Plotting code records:
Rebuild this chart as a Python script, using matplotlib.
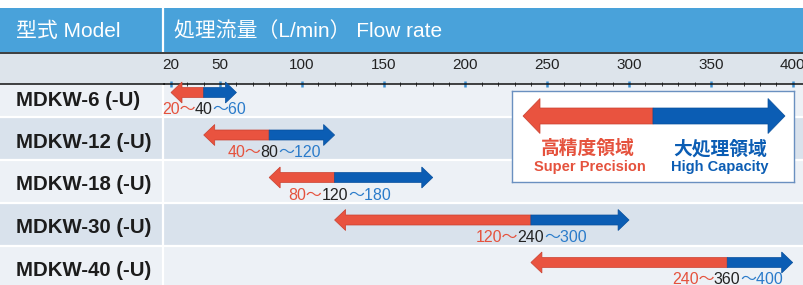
import matplotlib
matplotlib.use("Agg")
import matplotlib.pyplot as plt
from matplotlib.patches import Polygon, Rectangle
from matplotlib.ticker import MultipleLocator

plt.rcParams['font.family'] = ['Liberation Sans', 'Noto Sans CJK JP']

# ---------------- data ----------------
models = ["MDKW-6 (-U)", "MDKW-12 (-U)", "MDKW-18 (-U)", "MDKW-30 (-U)", "MDKW-40 (-U)"]
low = [20, 40, 80, 120, 240]     # super precision start
mid = [40, 80, 120, 240, 360]    # boundary
high = [60, 120, 180, 300, 400]  # high capacity end
major_ticks = [20, 50, 100, 150, 200, 250, 300, 350, 400]
minor_step = 10
header_left = "型式 Model"
header_right = "処理流量（L/min） Flow rate"
legend_left = ("高精度領域", "Super Precision")
legend_right = ("大処理領域", "High Capacity")

# ---------------- style ----------------
HEADER = '#49a2da'
TICKBAND = '#dde4eb'
ROW_L = '#edf1f6'
ROW_D = '#d9e2ec'
RED = '#e9533f'
BLUE = '#0b5db4'
LRED = '#e5523d'
LBLUE = '#2a7bca'
DARK = '#1c1c1c'

W, H = 804, 285
fig = plt.figure(figsize=(W / 100, H / 100), dpi=100)

# background / table axes in pixel units
bg = fig.add_axes([0, 0, 1, 1])
bg.set_xlim(0, W)
bg.set_ylim(H, 0)
bg.axis('off')

bg.add_patch(Rectangle((0, 8), W, 44, color=HEADER, lw=0))
bg.add_patch(Rectangle((0, 52), W, 32, color=TICKBAND, lw=0))

row_pitch = 43.0
first_sep = 117.0
tops = [84.0] + [first_sep + row_pitch * i for i in range(len(models) - 1)]
bots = tops[1:] + [H + 5]
for i, (t, b) in enumerate(zip(tops, bots)):
    bg.add_patch(Rectangle((0, t), W, b - t, color=ROW_L if i % 2 == 0 else ROW_D, lw=0))
bg.hlines(tops[1:], 0, W, color='white', lw=1.6)
bg.vlines(163.5, 8, 52, color='white', lw=1.6)
bg.vlines(163.5, 84.5, H, color='white', lw=1.6)
bg.plot([0, W], [52.5, 52.5], color='#111', lw=1.1, solid_capstyle='butt')
bg.plot([0, 165], [84, 84], color='#111', lw=1.1, solid_capstyle='butt')

bg.text(16, 31, header_left, color='white', fontsize=15, va='center', ha='left')
bg.text(174, 31, header_right, color='white', fontsize=15, va='center', ha='left')

centers = [100 + 42.5 * i for i in range(len(models))]
for m, c in zip(models, centers):
    bg.text(16, c, m, color=DARK, fontsize=14.7, fontweight='bold', va='center', ha='left')

# ---------------- data axes ----------------
k = 1.636  # pixels per L/min
X0 = 20 - (171 - 164) / k
X1 = X0 + (W - 164) / k
ax = fig.add_axes([164 / W, 0, (W - 164) / W, 1])
ax.set_facecolor('none')
ax.set_xlim(X0, X1)
ax.set_ylim(H, 0)
for s in ['left', 'right', 'bottom']:
    ax.spines[s].set_visible(False)
ax.xaxis.tick_top()
ax.spines['top'].set_position(('data', 84))
ax.spines['top'].set_color('#111')
ax.spines['top'].set_linewidth(1.1)
ax.set_xticks(major_ticks)
ax.set_xticklabels([str(t) for t in major_ticks])
ax.xaxis.set_minor_locator(MultipleLocator(minor_step))
ax.tick_params(axis='x', which='major', direction='inout', length=4.5, width=1.8,
               color='#3c90d2', labelsize=11, labelcolor='#222', pad=6.5)
ax.tick_params(axis='x', which='minor', direction='inout', length=3.2, width=0.6,
               color='#222')
ax.set_yticks([])


def draw_arrow(axis, lo, md, hi, yc, sh, hh, hl, ec_r='#c9402f', ec_b='#084f9c'):
    left = [(lo, yc), (lo + hl, yc - hh), (lo + hl, yc - sh), (md, yc - sh),
            (md, yc + sh), (lo + hl, yc + sh), (lo + hl, yc + hh)]
    right = [(hi, yc), (hi - hl, yc - hh), (hi - hl, yc - sh), (md, yc - sh),
             (md, yc + sh), (hi - hl, yc + sh), (hi - hl, yc + hh)]
    axis.add_patch(Polygon(left, closed=True, facecolor=RED, edgecolor=ec_r, lw=0.5, zorder=3))
    axis.add_patch(Polygon(right, closed=True, facecolor=BLUE, edgecolor=ec_b, lw=0.5, zorder=3))


for lo, md, hi, c in zip(low, mid, high, centers):
    draw_arrow(ax, lo, md, hi, c - 7.5, 5.0, 10.5, 11 / k)

label_fs = 11.5
base_off = 14.5
mids = []
for md, c in zip(mid, centers):
    t = ax.text(md, c + base_off, str(md), color='#222', fontsize=label_fs,
                ha='center', va='baseline', zorder=4)
    mids.append(t)

fig.canvas.draw()
renderer = fig.canvas.get_renderer()
inv = ax.transData.inverted()
shift = 0.8 / k
for t, lo, hi, c in zip(mids, low, high, centers):
    bb = t.get_window_extent(renderer)
    xa = inv.transform((bb.x0, 0))[0]
    xb = inv.transform((bb.x1, 0))[0]
    ax.text(xa + shift, c + base_off, f"{lo}〜", color=LRED, fontsize=label_fs,
            ha='right', va='baseline', zorder=4)
    ax.text(xb, c + base_off, f"〜{hi}", color=LBLUE, fontsize=label_fs,
            ha='left', va='baseline', zorder=4)

# ---------------- legend box ----------------
lx0, ly0, lx1, ly1 = 512, 91, 794, 182
leg = fig.add_axes([lx0 / W, (H - ly1) / H, (lx1 - lx0) / W, (ly1 - ly0) / H])
leg.set_xlim(0, lx1 - lx0)
leg.set_ylim(ly1 - ly0, 0)
leg.set_facecolor('white')
leg.set_xticks([])
leg.set_yticks([])
for s in leg.spines.values():
    s.set_color('#6a90c0')
    s.set_linewidth(1.0)
draw_arrow(leg, 11, 141, 273, 25, 8, 17.5, 17)
leg.text(76, 58, legend_left[0], color=LRED, fontsize=13.5, fontweight='bold', ha='center', va='center')
leg.text(78, 76, legend_left[1], color=LRED, fontsize=10.5, fontweight='bold', ha='center', va='center')
leg.text(208, 58, legend_right[0], color=BLUE, fontsize=13.5, fontweight='bold', ha='center', va='center')
leg.text(208, 76, legend_right[1], color=BLUE, fontsize=10.5, fontweight='bold', ha='center', va='center')

fig.savefig('out.png', dpi=100)
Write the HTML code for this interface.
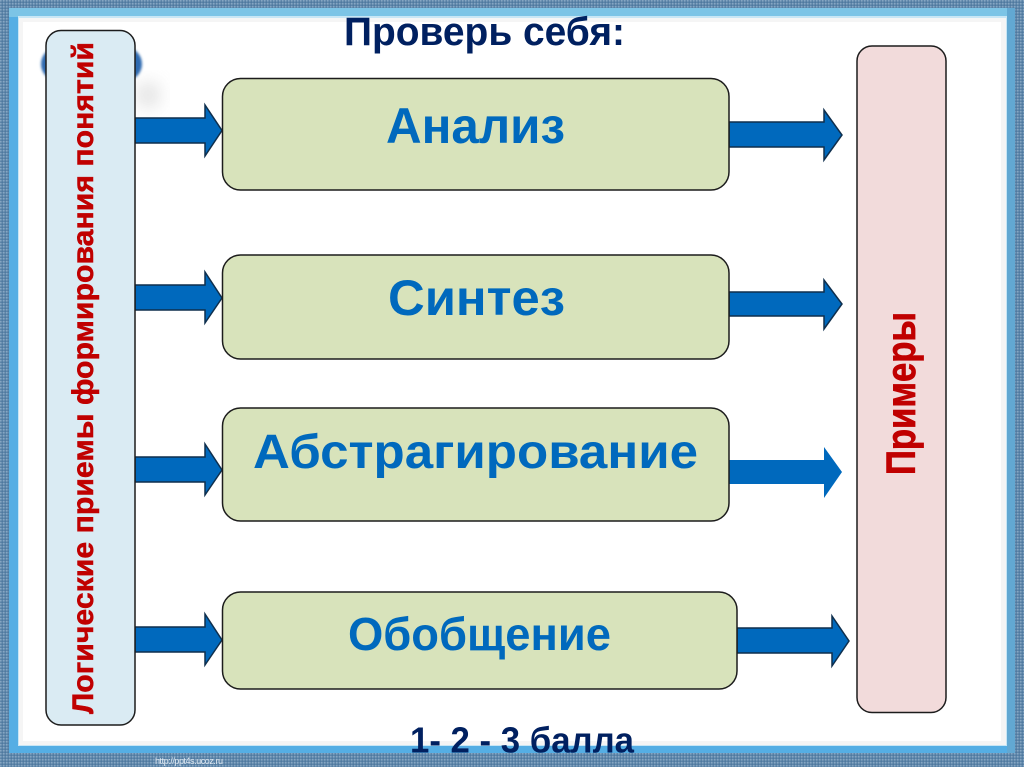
<!DOCTYPE html>
<html lang="ru"><head><meta charset="utf-8"><title>Проверь себя</title>
<style>
html,body{margin:0;padding:0;background:#fff}
svg{display:block}
text{font-family:"Liberation Sans",sans-serif;font-weight:bold}
</style></head>
<body>
<svg width="1024" height="767" viewBox="0 0 1024 767" xmlns="http://www.w3.org/2000/svg">
<defs>
<pattern id="tex" width="3" height="3" patternUnits="userSpaceOnUse">
<rect width="3" height="3" fill="#5f86aa"/>
<rect width="1.5" height="1.5" fill="#86a6c2"/>
<rect x="1.5" y="1.5" width="1.5" height="1.5" fill="#4f799f"/>
</pattern>
<filter id="soft" x="-60%" y="-60%" width="220%" height="220%"><feGaussianBlur stdDeviation="9"/></filter>
<filter id="soft2" x="-20%" y="-20%" width="140%" height="140%"><feGaussianBlur stdDeviation="1.2"/></filter>
</defs>

<!-- frame -->
<rect width="1024" height="767" fill="url(#tex)"/>
<rect x="9" y="8" width="1006" height="745" fill="#55aee4"/>
<rect x="9" y="8" width="1006" height="9" fill="#7cc4e6"/>
<rect x="1007" y="8" width="8" height="745" fill="#62a8d2"/>
<rect x="18" y="16" width="989" height="730" fill="#c8e6f5"/>
<rect x="19" y="18" width="987" height="727" fill="#f5f5f5"/>
<rect x="23" y="22" width="978" height="719" fill="#fff"/>

<!-- ball behind left box -->
<rect x="138" y="84" width="20" height="22" fill="#aaa" opacity=".4" filter="url(#soft)"/>
<rect x="41" y="47" width="101" height="34" rx="17" fill="#2e6bb0" filter="url(#soft2)"/>

<!-- left arrows -->
<g fill="#0069bd" stroke="#0f2f4d" stroke-width="1.500">
<path d="M135 118H205V105L222 130.500L205 156V143H135Z"/>
<path d="M135 285H205V272L222 298L205 323V310H135Z"/>
<path d="M135 457H205V444L222 470L205 495V482H135Z"/>
<path d="M135 627H205V614L222 640L205 665V652H135Z"/>
<!-- right arrows -->
<path d="M729 122H824V110L842 135L824 160V147H729Z"/>
<path d="M729 292H824V280L842 304L824 329V316H729Z"/>
<path d="M737 628H832V616L849 641L832 666V653H737Z"/>
</g>
<path d="M729 460H824V447L842 472L824 498V484H729Z" fill="#0069bd"/>

<!-- boxes -->
<g stroke="#1c1c1c" stroke-width="1.500">
<rect x="46" y="30.500" width="89" height="694.500" rx="15" fill="#daebf3"/>
<rect x="857" y="46" width="89" height="666.500" rx="15" fill="#f2dbdb"/>
<g fill="#d8e3bb">
<rect x="222.500" y="78.500" width="506.500" height="111.500" rx="18"/>
<rect x="222.500" y="255" width="506.500" height="104" rx="18"/>
<rect x="222.500" y="408" width="506.500" height="113" rx="18"/>
<rect x="222.500" y="592" width="514.500" height="97" rx="18"/>
</g>
</g>

<!-- text -->
<text x="344" y="45" font-size="40" fill="#002060" textLength="281" lengthAdjust="spacingAndGlyphs">Проверь себя:</text>
<text x="386" y="143" font-size="50" fill="#0069bd" textLength="179" lengthAdjust="spacingAndGlyphs">Анализ</text>
<text x="388" y="315" font-size="50" fill="#0069bd" textLength="177" lengthAdjust="spacingAndGlyphs">Синтез</text>
<text x="253" y="468" font-size="48" fill="#0069bd" textLength="445" lengthAdjust="spacingAndGlyphs">Абстрагирование</text>
<text x="348" y="650" font-size="46" fill="#0069bd" textLength="263" lengthAdjust="spacingAndGlyphs">Обобщение</text>
<text x="410" y="752.500" font-size="36" fill="#002060" textLength="224" lengthAdjust="spacingAndGlyphs">1- 2 - 3 балла</text>
<text transform="translate(93 714) rotate(-90)" font-size="30" fill="#c00000" stroke="#c00000" stroke-width=".5" textLength="672" lengthAdjust="spacingAndGlyphs">Логические приемы формирования понятий</text>
<text transform="translate(915 475) rotate(-90)" font-size="41" fill="#c00000" stroke="#c00000" stroke-width=".8" textLength="163" lengthAdjust="spacingAndGlyphs">Примеры</text>
<text x="155" y="764" font-size="9" fill="#dfe9f2" style="font-weight:normal" textLength="68">http://ppt4s.ucoz.ru</text>
</svg>
</body></html>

The problem - Leave out any pictures and return exactly the lines from the beginning of the data through the line with "plt.rcParams['font.family'] = ['Liberation", inclusive.

Exercise result -
Rebuild this chart as a Python script, using matplotlib.
import matplotlib
matplotlib.use("Agg")
import matplotlib.pyplot as plt
from matplotlib.patches import Polygon, Rectangle
from matplotlib.ticker import MultipleLocator

plt.rcParams['font.family'] = ['Liberation Sans', 'Noto Sans CJK JP']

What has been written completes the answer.